Building the Confidence to Read Aloud

For many children with learning challenges like dyslexia, who are one- to three grade levels behind in reading, the idea of sharing a book aloud is fraught with anxiety. Finding the courage to overcome the fear of reading can be a battle.

“I don’t like reading because I’m not good at it,” says fifth grader Kaleah.

But not on Shadow Day.

At Sitton School in North Portland, the kids in Mandee Bish’s classroom have picked out their favorite books to share with a new friend—a black and white poodle named Molly, who is there to listen to their reading.

Educators say that dogs make great reading partners because they can gently nudge students to keep going, or strategically place a paw to offer support and enhance focus. Dogs also have a calming effect that can reduce anxiety, and their quiet presence boosts confidence, courage … and reading comprehension.

Indeed, Molly quietly lays on her blanket and sets her chin on the kids’ legs, closing her eyes to the soft sound of the students’ reading. No matter that their words are sometimes halting. No matter that they miss some words or mix up letters. Molly patiently listens, and the kids finish their books and forget for a moment their struggles with reading.

“That was so fun!” says Kaleah. “I can’t wait to read again!”

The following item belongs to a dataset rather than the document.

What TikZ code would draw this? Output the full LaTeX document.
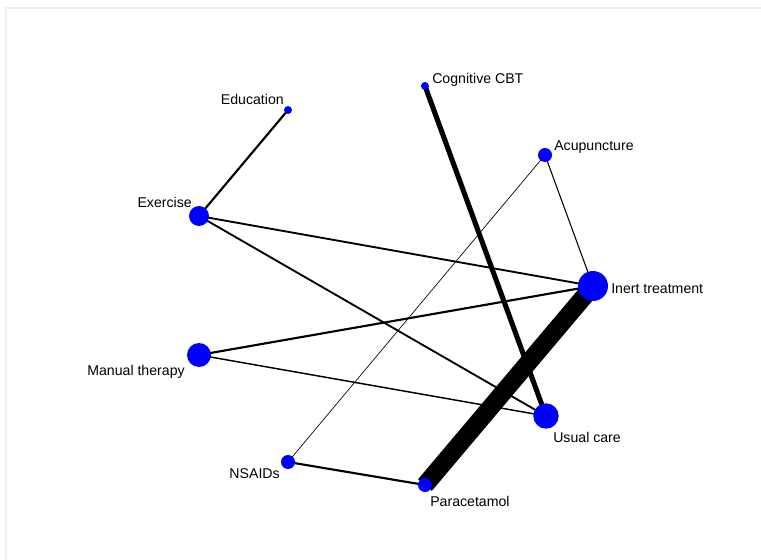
\documentclass[tikz,border=0pt]{standalone}
\usepackage{fontspec}
\setmainfont{Liberation Sans}
\usepackage{xcolor}
\usepackage{tikz}
\usetikzlibrary{backgrounds}
\definecolor{netblue}{RGB}{0,0,255}
\definecolor{framegray}{RGB}{234,240,240}

\begin{document}
\begin{tikzpicture}[x=0.75pt,y=0.75pt,yscale=-1,xscale=1,
    trt/.style={circle,fill=netblue,draw=none,inner sep=0pt,minimum size=#1},
    lbl/.style={inner sep=0pt,font=\fontsize{10.6}{12.7}\selectfont},
    edge/.style={line width=#1,color=black}]
      \useasboundingbox (0,0) rectangle (761,560);

      %Frame
      \draw [color=framegray,line width=1.2pt] (6,560) -- (6,8) -- (761,8) ;

      %Shapes: treatments
      \node [trt=6pt]    (edu)  at (288,110) {};
      \node [trt=6pt]    (cbt)  at (425,86)  {};
      \node [trt=10.5pt] (acu)  at (545,155) {};
      \node [trt=15pt]   (exe)  at (199,216) {};
      \node [trt=22.5pt] (inert) at (593,286) {};
      \node [trt=18pt]   (man)  at (199,355) {};
      \node [trt=19pt]   (usual) at (546,416) {};
      \node [trt=10.5pt] (nsa)  at (288,462) {};
      \node [trt=10.5pt] (para) at (425,485) {};

      %Straight Lines: comparisons
      \begin{scope}[on background layer]
      \draw [edge=1.6pt]  (edu.center) -- (exe.center) ;
      \draw [edge=3.8pt]  (cbt.center) -- (usual.center) ;
      \draw [edge=0.8pt]  (acu.center) -- (inert.center) ;
      \draw [edge=0.5pt]  (acu.center) -- (nsa.center) ;
      \draw [edge=1.4pt]  (exe.center) -- (inert.center) ;
      \draw [edge=1.4pt]  (exe.center) -- (usual.center) ;
      \draw [edge=1.6pt]  (man.center) -- (inert.center) ;
      \draw [edge=1.1pt]  (man.center) -- (usual.center) ;
      \draw [edge=13.5pt] (inert.center) -- (para.center) ;
      \draw [edge=1.6pt]  (nsa.center) -- (para.center) ;
      \end{scope}

      % Text Node
      \node [lbl,anchor=base east] (edulbl)   at (284,105) {Education};
      % Text Node
      \node [lbl,anchor=base west] (cbtlbl)   at (432,84)  {Cognitive CBT};
      % Text Node
      \node [lbl,anchor=base west] (aculbl)   at (554,151) {Acupuncture};
      % Text Node
      \node [lbl,anchor=base east] (exelbl)   at (192,207) {Exercise};
      % Text Node
      \node [lbl,anchor=base west] (inertlbl) at (611,293) {Inert treatment};
      % Text Node
      \node [lbl,anchor=base east] (manlbl)   at (185,375) {Manual therapy};
      % Text Node
      \node [lbl,anchor=base west] (usuallbl) at (553,442) {Usual care};
      % Text Node
      \node [lbl,anchor=base east] (nsalbl)   at (280,478) {NSAIDs};
      % Text Node
      \node [lbl,anchor=base west] (paralbl)  at (430,506) {Paracetamol};
\end{tikzpicture}
\end{document}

Shadow Day is an annual event to honor Shadow, a dog born on Valentine’s Day, who is the inspiration behind the nonprofit Shadow Project. The Shadow Project arranged for Molly’s visit in collaboration with Columbia River Pet Partners to celebrate its 15th anniversary in Portland Public schools, and the fourth year in the district’s innovative, collaborative Read Together initiative, which is focused on literacy in underserved schools.

“Year after year, two-thirds of Oregon children with disabilities miss the critical benchmark of third grade reading proficiency that predicts high school graduation,” says Shadow Project Founder and Executive Director Christy Scattarella. “If our community is truly committed to increasing graduation rates, we urgently need to address the overlooked one in eight children who learn differently. Providing students with learning disabilities access to the tools they need to achieve is critical.”

The Shadow Project began in two classrooms in Duniway School, becoming a 501(3) organization in 2003. Since then, Shadow has fostered success for more than 11,000 Portland children with learning challenges.

“I am so grateful to The Shadow Project for their vision and leadership in our schools,” says Bish. “They are integral to our program of serving students with more intensive learning and behavior support needs.”